His shirt started out as a standard U.S. Navy tropical white shirt. This is a short sleeve shirt with a collar, two chest pockets and buttons down the front. The Navy usually does not like the shirts to be covered in dried blood and dirt. Additionally of course, the Navy issued shirt has a back. The shirt this sailor was wearing had the shoulder seams still running around his shoulders holding the front of the shirt up. The modifications had removed both sleeves and the back panel as well!
As we now can discuss his pants, you should know that all his shirt buttons, belt buckle and zipper were properly aligned. I would like to say that his pants were fine but that would be a falsehood. He was missing the left leg of his pants along with his sock and shoe on that associated foot!
As any fleet sailor can tell you, the big surprise here was that the Shore Patrol had not apprehended this sailor long before this. If they had, what was about to transpire could have been avoided.
So let’s review: the admirals and their staffs headed off of the pier and this young sailor was headed in the opposite direction. As they slowly came together, the admirals came to a stop with the U.S. Navy Admiral being on the right end of the line and the young sailor stood looking at them.
The admirals and their staff stood in stunned silence as the young sailor inspected the first admiral in line, as if he was conducting a personnel inspection. He finished looking the first admiral up and down, and then side stepped to the second admiral repeating his actions. He continued this process until he was standing in front of the U.S. Navy Admiral.
The young sailor had just finished inspecting him when he blurted out, “Those are the worst mother f**king uniforms that I have ever seen! When are you mother f**kers going to get f**king squared away?
At this point, the chiefs of staff and aides plus other captains woke up and dragged the young sailor off to be handed over to the Shore Patrol. The patrol wrote the young sailor up for disrespect to five admirals and creating an international incident, as well as a myriad of other charges having to do with drinking and uniform violations.
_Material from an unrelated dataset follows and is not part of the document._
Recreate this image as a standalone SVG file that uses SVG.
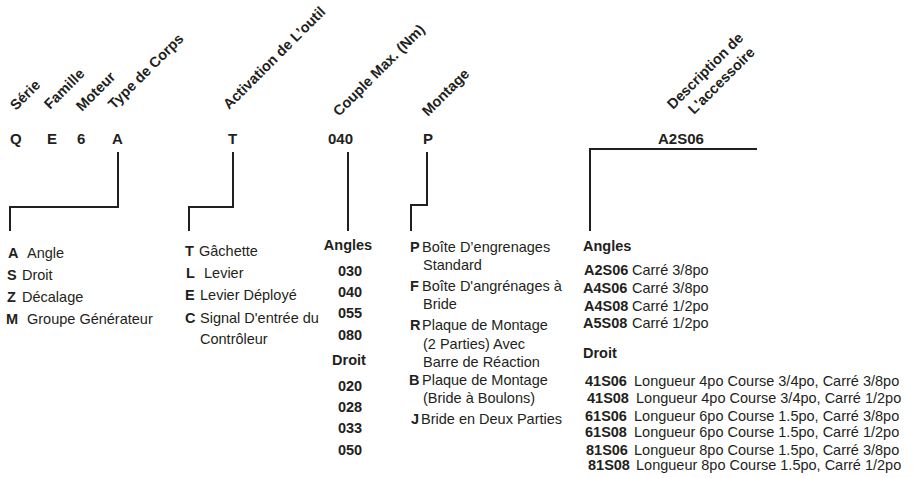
<svg xmlns="http://www.w3.org/2000/svg" width="916" height="478" viewBox="0 0 916 478">
<style>
text{font-family:"Liberation Sans",Arial,sans-serif;fill:#231f20;font-size:14.5px}
.h{font-weight:bold;font-size:14.5px}
.c{font-weight:bold;font-size:15px}
.b{font-weight:bold}
.m{text-anchor:middle}
.ln{fill:none;stroke:#231f20;stroke-width:2}
</style>
<rect width="916" height="478" fill="#fff"/>
<g id="headers">
<text class="h" x="16" y="111" transform="rotate(-45 16 111)">Série</text>
<text class="h" x="50" y="110" transform="rotate(-45 50 110)">Famille</text>
<text class="h" x="82" y="112" transform="rotate(-45 82 112)">Moteur</text>
<text class="h" x="114" y="110" transform="rotate(-45 114 110)">Type de Corps</text>
<text class="h" x="229" y="110" transform="rotate(-45 229 110)">Activation de L’outil</text>
<text class="h" x="339" y="117" transform="rotate(-45 339 117)">Couple Max. (Nm)</text>
<text class="h" x="428" y="117" transform="rotate(-45 428 117)">Montage</text>
<text class="h" x="673" y="110" transform="rotate(-45 673 110)">Description de</text>
<text class="h" x="694" y="115" transform="rotate(-45 694 115)">L'accessoire</text>
</g>
<g id="codes">
<text class="c" x="10" y="144">Q</text>
<text class="c" x="47" y="144">E</text>
<text class="c" x="77" y="144">6</text>
<text class="c" x="112" y="144">A</text>
<text class="c" x="228" y="144">T</text>
<text class="c" x="328" y="144">040</text>
<text class="c" x="423" y="144">P</text>
<text class="c" x="658" y="144">A2S06</text>
</g>
<g id="connectors">
<polyline class="ln" points="118,152 118,207 10,207 10,231"/>
<polyline class="ln" points="233,152 233,207 189,207 189,231"/>
<polyline class="ln" points="348,152 348,231"/>
<polyline class="ln" points="427,152 427,205 411,205 411,231"/>
<polyline class="ln" points="757,149 590,149 590,231"/>
</g>
<g id="type-corps">
<text x="8" y="258"><tspan class="b">A</tspan><tspan x="27">Angle</tspan></text>
<text x="7" y="280"><tspan class="b">S</tspan><tspan x="22">Droit</tspan></text>
<text x="7" y="302"><tspan class="b">Z</tspan><tspan x="22">Décalage</tspan></text>
<text x="6" y="324"><tspan class="b">M</tspan><tspan x="27">Groupe Générateur</tspan></text>
</g>
<g id="activation">
<text x="185" y="256"><tspan class="b">T</tspan><tspan x="199">Gâchette</tspan></text>
<text x="186" y="278"><tspan class="b">L</tspan><tspan x="204">Levier</tspan></text>
<text x="185" y="300"><tspan class="b">E</tspan><tspan x="200">Levier Déployé</tspan></text>
<text x="185" y="323"><tspan class="b">C</tspan><tspan x="200">Signal D'entrée du</tspan></text>
<text x="200" y="344">Contrôleur</text>
</g>
<g id="couple">
<text class="b m" x="348" y="250">Angles</text>
<text class="b m" x="350" y="276">030</text>
<text class="b m" x="350" y="297">040</text>
<text class="b m" x="350" y="318">055</text>
<text class="b m" x="350" y="340">080</text>
<text class="b m" x="349" y="365">Droit</text>
<text class="b m" x="350" y="391">020</text>
<text class="b m" x="350" y="412">028</text>
<text class="b m" x="350" y="433">033</text>
<text class="b m" x="350" y="455">050</text>
</g>
<g id="montage">
<text x="410" y="252"><tspan class="b">P</tspan><tspan x="422">Boîte D’engrenages</tspan></text>
<text x="423" y="270">Standard</text>
<text x="410" y="291"><tspan class="b">F</tspan><tspan x="422">Boîte D'angrénages à</tspan></text>
<text x="423" y="309">Bride</text>
<text x="410" y="330"><tspan class="b">R</tspan><tspan x="422">Plaque de Montage</tspan></text>
<text x="423" y="349">(2 Parties) Avec</text>
<text x="423" y="367">Barre de Réaction</text>
<text x="409" y="385"><tspan class="b">B</tspan><tspan x="422">Plaque de Montage</tspan></text>
<text x="423" y="403">(Bride à Boulons)</text>
<text x="411" y="424"><tspan class="b">J</tspan><tspan x="421">Bride en Deux Parties</tspan></text>
</g>
<g id="accessoire">
<text class="b" x="583" y="251">Angles</text>
<text x="584" y="275"><tspan class="b">A2S06</tspan><tspan x="632">Carré 3/8po</tspan></text>
<text x="583" y="293"><tspan class="b">A4S06</tspan><tspan x="632">Carré 3/8po</tspan></text>
<text x="584" y="311"><tspan class="b">A4S08</tspan><tspan x="632">Carré 1/2po</tspan></text>
<text x="583" y="328"><tspan class="b">A5S08</tspan><tspan x="632">Carré 1/2po</tspan></text>
<text class="b" x="583" y="358">Droit</text>
<text x="585" y="386"><tspan class="b">41S06</tspan><tspan x="634">Longueur 4po Course 3/4po, Carré 3/8po</tspan></text>
<text x="587" y="403"><tspan class="b">41S08</tspan><tspan x="636">Longueur 4po Course 3/4po, Carré 1/2po</tspan></text>
<text x="585" y="421"><tspan class="b">61S06</tspan><tspan x="634">Longueur 6po Course 1.5po, Carré 3/8po</tspan></text>
<text x="585" y="437"><tspan class="b">61S08</tspan><tspan x="634">Longueur 6po Course 1.5po, Carré 1/2po</tspan></text>
<text x="586" y="455"><tspan class="b">81S06</tspan><tspan x="634">Longueur 8po Course 1.5po, Carré 3/8po</tspan></text>
<text x="588" y="470"><tspan class="b">81S08</tspan><tspan x="636">Longueur 8po Course 1.5po, Carré 1/2po</tspan></text>
</g>
</svg>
They then took him to what they thought was a ship. When two Second Class Petty Officers from Shore Patrol arrived at the pier, the vessel they were looking for was tied up where they had been told it would be. However, it was just smaller than they expected. It was the Diamond TWR1. They called to the vessel and someone wearing a swimming suit came out on deck to ask what they needed. They announced that they were returning a sailor who was on report and needed someone to sign for him. The sailor on the Diamond announced that he was the duty officer and would sign for him.
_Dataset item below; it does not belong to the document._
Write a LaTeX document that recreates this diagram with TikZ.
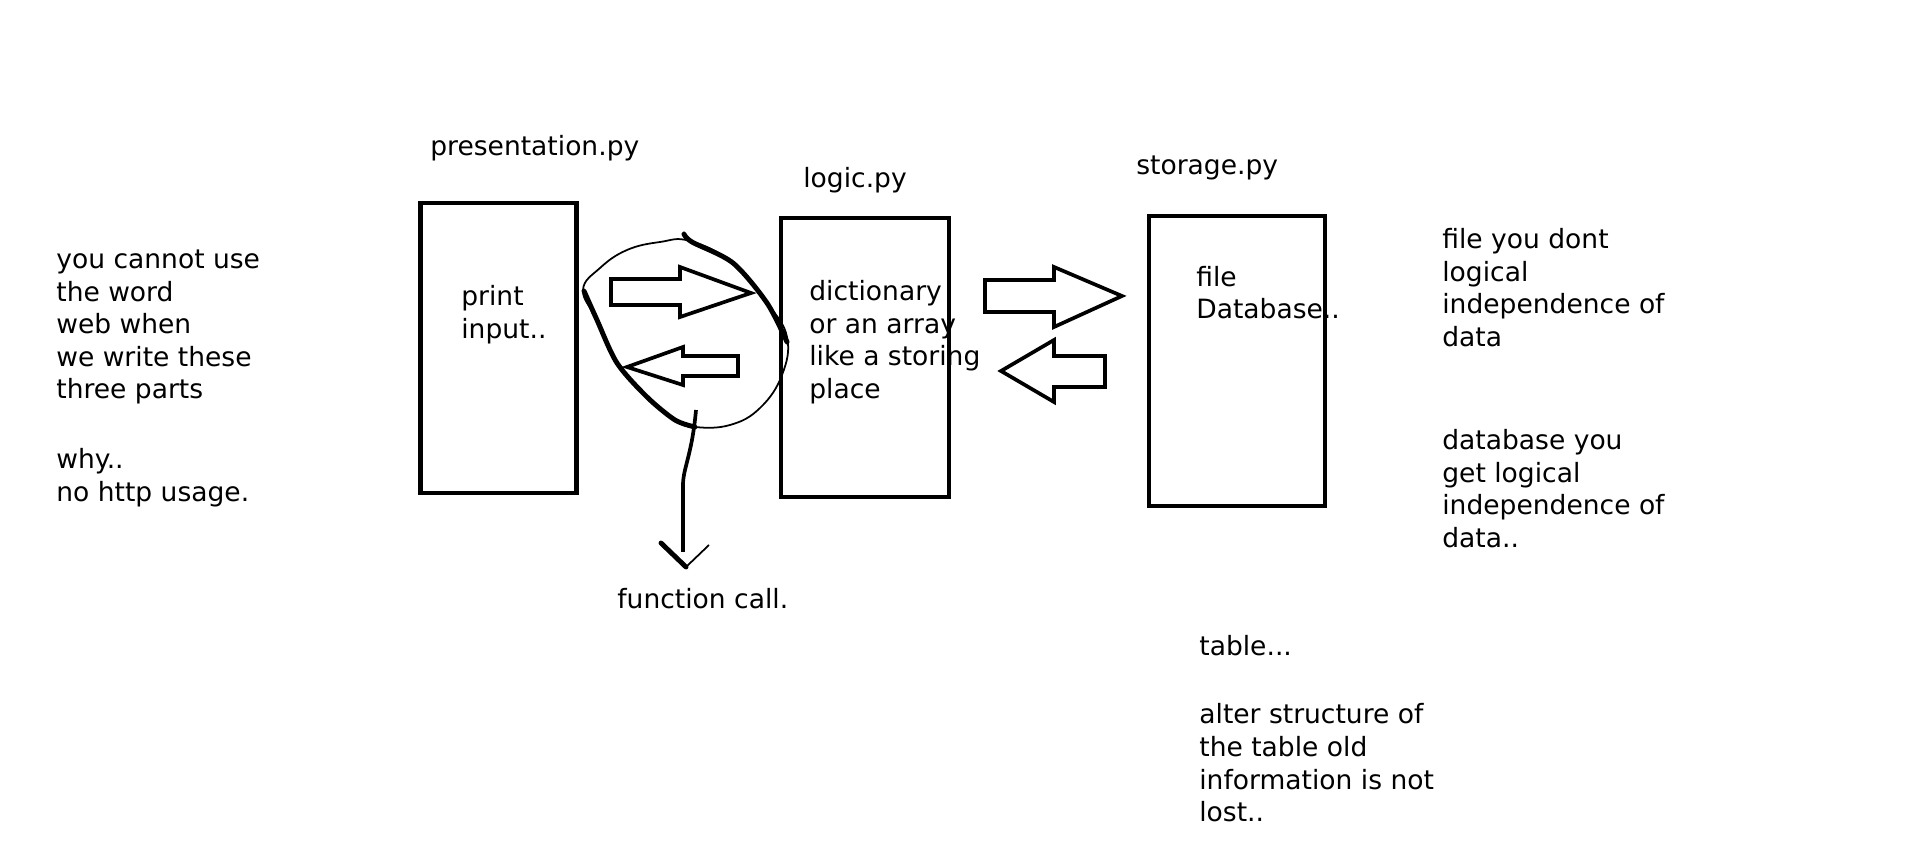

Shore Patrol took the young sailor out of their van and aboard the Diamond where the duty officer signed for him and the Shore Patrol left.
The next morning, the Diamond was underway from San Juan en route to St. Thomas when the skipper, Chief Daniels, sent for the young sailor. The sailor went up to the deck behind the pilot house to meet with the chief who announced, “This is captain’s mast for your report chits. Do you have anything to say for yourself?
The young sailor replied that he had nothing to say. The chief then pronounced his sentence: “You are restricted to the boat for the next two weeks during working hours.” The chief then tore up the report chits and threw them into the wind. He then announced to the crew that this was a perfect example of why they were told not to wear uniforms and sign all report chits as the duty officer.
The Naval District assumed this would be handled by the Ship’s Captain and it just was. The chief also arranged for the trip to St. Thomas to include a brief stay in order to get out from under the nose of the admiral and his staff, which was just across the road from where they were tied up in San Juan.
Now don’t you believe that this young sailor demonstrated unusual bravery by upholding the greatest traditions associated with United States Navy sailor’s bravery?